→ **Requirement**:
Search the material for the word "chart" and copy each line that holds it.

→ **Data**:
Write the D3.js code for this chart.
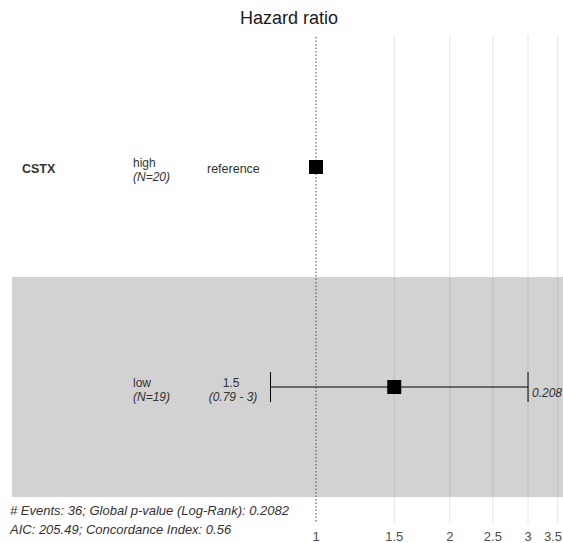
<!DOCTYPE html>
<html>
<head>
<meta charset="utf-8">
<script src="https://cdn.jsdelivr.net/npm/d3@7"></script>
<style>
  html, body { margin: 0; padding: 0; background: #fff; }
  svg { display: block; font-family: "Liberation Sans", Arial, sans-serif; }
</style>
</head>
<body>
<svg id="chart" width="563" height="543"></svg>
<script>
// Cox model forest plot: CSTX, low vs high
const variables = ["CSTX", ""];
const levels = ["high", "low"];
const counts = [20, 19];
const estimates = [1, 1.5];
const lowerCI = [null, 0.79];
const upperCI = [null, 3];
const estLabels = ["reference", "1.5"];
const ciLabels = ["", "(0.79 - 3)"];
const pLabels = ["", "0.208"];
const tickValues = [1, 1.5, 2, 2.5, 3, 3.5];
const footer = [
  "# Events: 36; Global p-value (Log-Rank): 0.2082",
  "AIC: 205.49; Concordance Index: 0.56"
];

const svg = d3.select("#chart");
const W = 563, H = 543;
const FS = 12;

// Log-scaled hazard-ratio axis
const x = d3.scaleLog().domain([1, Math.exp(1)]).range([316, 316 + 193]);
// Rows
const y = d3.scaleBand().domain(d3.range(levels.length)).range([57, 497]).paddingInner(0);

// Alternating row shading
svg.selectAll("rect.band")
  .data(d3.range(levels.length).filter(i => i % 2 === 1))
  .join("rect")
  .attr("class", "band")
  .attr("x", 12)
  .attr("width", W - 12)
  .attr("y", i => y(i))
  .attr("height", y.bandwidth())
  .attr("fill", "#d2d2d2");

// Vertical grid lines at the tick values (except the reference line)
svg.selectAll("line.grid")
  .data(tickValues.filter(v => v !== 1))
  .join("line")
  .attr("class", "grid")
  .attr("x1", d => x(d)).attr("x2", d => x(d))
  .attr("y1", 35).attr("y2", 523)
  .attr("stroke", "rgba(0,0,0,0.1)")
  .attr("stroke-width", 1);

// Dotted reference line at HR = 1
svg.append("line")
  .attr("x1", x(1)).attr("x2", x(1))
  .attr("y1", 37).attr("y2", 523)
  .attr("stroke", "#555")
  .attr("stroke-width", 1.1)
  .attr("stroke-dasharray", "1.5,2");

// Axis tick labels (kept inside the right edge)
svg.selectAll("text.tick")
  .data(tickValues)
  .join("text")
  .attr("class", "tick")
  .attr("x", d => x(d))
  .attr("y", 541)
  .attr("text-anchor", "middle")
  .attr("font-size", 13)
  .attr("fill", "#4d4d4d")
  .text(d => d)
  .each(function () {
    const b = this.getBBox();
    if (b.x + b.width > W - 1) {
      d3.select(this).attr("x", +d3.select(this).attr("x") - (b.x + b.width - (W - 1)));
    }
  });

// Title
svg.append("text")
  .attr("x", 289).attr("y", 24)
  .attr("text-anchor", "middle")
  .attr("font-size", 18)
  .attr("fill", "#1a1a1a")
  .text("Hazard ratio");

// Confidence intervals
const rows = d3.range(levels.length);
rows.filter(i => lowerCI[i] !== null).forEach(i => {
  const cy = y(i) + y.bandwidth() / 2;
  const g = svg.append("g");
  g.append("line")
    .attr("x1", x(lowerCI[i])).attr("x2", x(upperCI[i]))
    .attr("y1", cy).attr("y2", cy)
    .attr("stroke", "#000").attr("stroke-width", 1);
  [lowerCI[i], upperCI[i]].forEach(v => {
    g.append("line")
      .attr("x1", x(v)).attr("x2", x(v))
      .attr("y1", cy - 15).attr("y2", cy + 15)
      .attr("stroke", "#000").attr("stroke-width", 1);
  });
});

// Point estimates
svg.selectAll("rect.est")
  .data(rows)
  .join("rect")
  .attr("class", "est")
  .attr("x", i => x(estimates[i]) - 7)
  .attr("y", i => y(i) + y.bandwidth() / 2 - 7)
  .attr("width", 14).attr("height", 14)
  .attr("fill", "#000");

// Row text columns
rows.forEach(i => {
  const cy = y(i) + y.bandwidth() / 2;
  if (variables[i]) {
    svg.append("text")
      .attr("x", 22).attr("y", cy + 6)
      .attr("font-size", FS + 0.5).attr("font-weight", "bold")
      .attr("fill", "#333")
      .text(variables[i]);
  }
  svg.append("text")
    .attr("x", 133).attr("y", cy)
    .attr("font-size", FS).attr("fill", "#333")
    .text(levels[i]);
  svg.append("text")
    .attr("x", 133).attr("y", cy + 14)
    .attr("font-size", FS).attr("font-style", "italic").attr("fill", "#333")
    .text("(N=" + counts[i] + ")");
  if (ciLabels[i]) {
    svg.append("text")
      .attr("x", 231).attr("y", cy)
      .attr("text-anchor", "middle")
      .attr("font-size", FS).attr("fill", "#333")
      .text(estLabels[i]);
    svg.append("text")
      .attr("x", 233).attr("y", cy + 14)
      .attr("text-anchor", "middle")
      .attr("font-size", FS).attr("font-style", "italic").attr("fill", "#333")
      .text(ciLabels[i]);
  } else {
    svg.append("text")
      .attr("x", 207).attr("y", cy + 6)
      .attr("font-size", FS + 0.5).attr("fill", "#333")
      .text(estLabels[i]);
  }
  if (pLabels[i]) {
    svg.append("text")
      .attr("x", 532).attr("y", cy + 9.5)
      .attr("font-size", FS).attr("font-style", "italic").attr("fill", "#333")
      .text(pLabels[i]);
  }
});

// Model summary
svg.selectAll("text.footer")
  .data(footer)
  .join("text")
  .attr("class", "footer")
  .attr("x", 10)
  .attr("y", (d, i) => 515 + i * 19)
  .attr("font-size", 13)
  .attr("font-style", "italic")
  .attr("fill", "#333")
  .text(d => d);
</script>
</body>
</html>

→ **Answer in full**:
Write the D3.js code for this chart.
<svg id="chart" width="563" height="543"></svg>
const svg = d3.select("#chart");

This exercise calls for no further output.